The story and the painting open my mind and heart. A sermon about the same event would not. Pastor Eugene Peterson creates stories rather than three-point essays. He wants to read stories too, real stories:

One of the most soul-damaging effects of modern life is the obfuscation of story: the fragmentation of story into disconnected anecdotes, the reduction of story to gossip, the dismemberment of story into lists of formulae or rules. In most of the words that come before us each day – delivered via television, internet, newspaper, billboard, and gossip – there is rarely any story beyond the immediate event. There is very little that connects to the past, reaches into the future, or soars to the heights. Instead of connecting us with a deeper reality, such words disconnect us, leaving us in a boneyard of incident and comment.

On the other hand, every time someone tells a story and tells it well and truly, the gospel is served. Out of the chaos of incident and accident, story-making words bring light, coherence, meaning, and value. If there is a story, then maybe, just maybe, there is (must be!) a Storyteller.

What will happen to the sinners in Sodom?

When the men got up to leave Abraham, they looked down toward Sodom.

The Lord shares his thoughts with Abraham, and Abraham attempts to bend his plan toward mercy. Will you spare the city for the sake of 50, or of 45, or of 40, 30, 20, 10?

For the sake of those ten, I will not destroy it.

Abraham sees in his visitor (the Lord of the universe) the merciful face of God. Fr. Thomas Keating wrote near the end of his life of the mercy of God and the peace of the world that God inhabits, whether we choose to or not:

When we have lost every symbol that we thought would bring us peace (reputation, income, portfolio, entertainment, acceptance, success, profession, ministry, for example) … God joins us at this point of utter powerlessness in our anguish, alienation and self-made hell which, when we cease projecting it on to others, we cannot help but face within ourselves.
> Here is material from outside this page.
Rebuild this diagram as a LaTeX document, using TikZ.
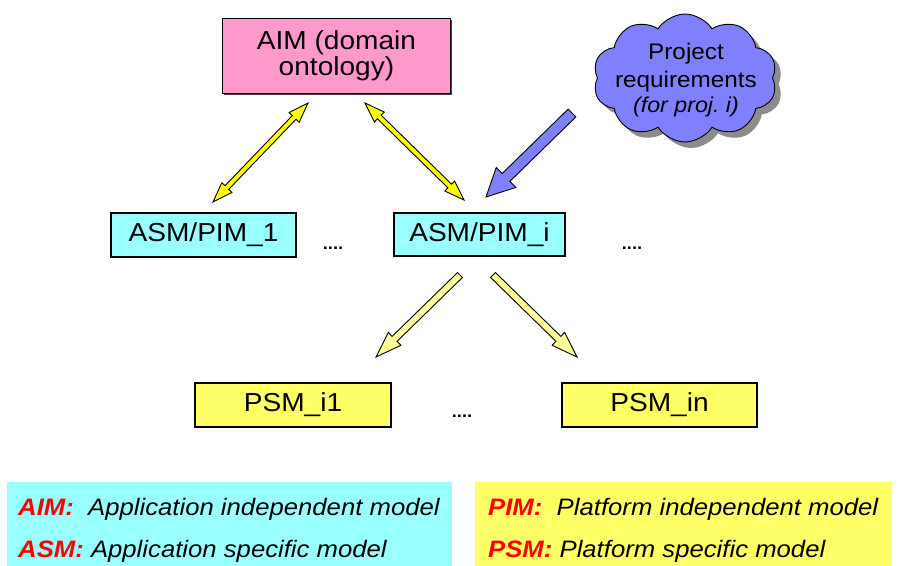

And in doing so, we find the world that is. This is the world in which the power of God is totally at the service of infinite mercy, in which God takes upon Himself our anguish, desolation, and loneliness, the hellishness of which hell itself is the symbol. This brings peace that is total gift, the peace that our world cannot give.

Jesus never stops telling stories. His pictures are rich with familiar faces and experience.

Which father among you would hand his son a snake when he asks for a fish?

Or hand him a scorpion when he asks for an egg?

If you then, who are wicked, know how to give good gifts to your children, how much more will the Father in heaven give the Holy Spirit to those who ask him?

Sitting around the campfire telling stories into the darkness, we quickly turn to Jesus. God is the best story-teller.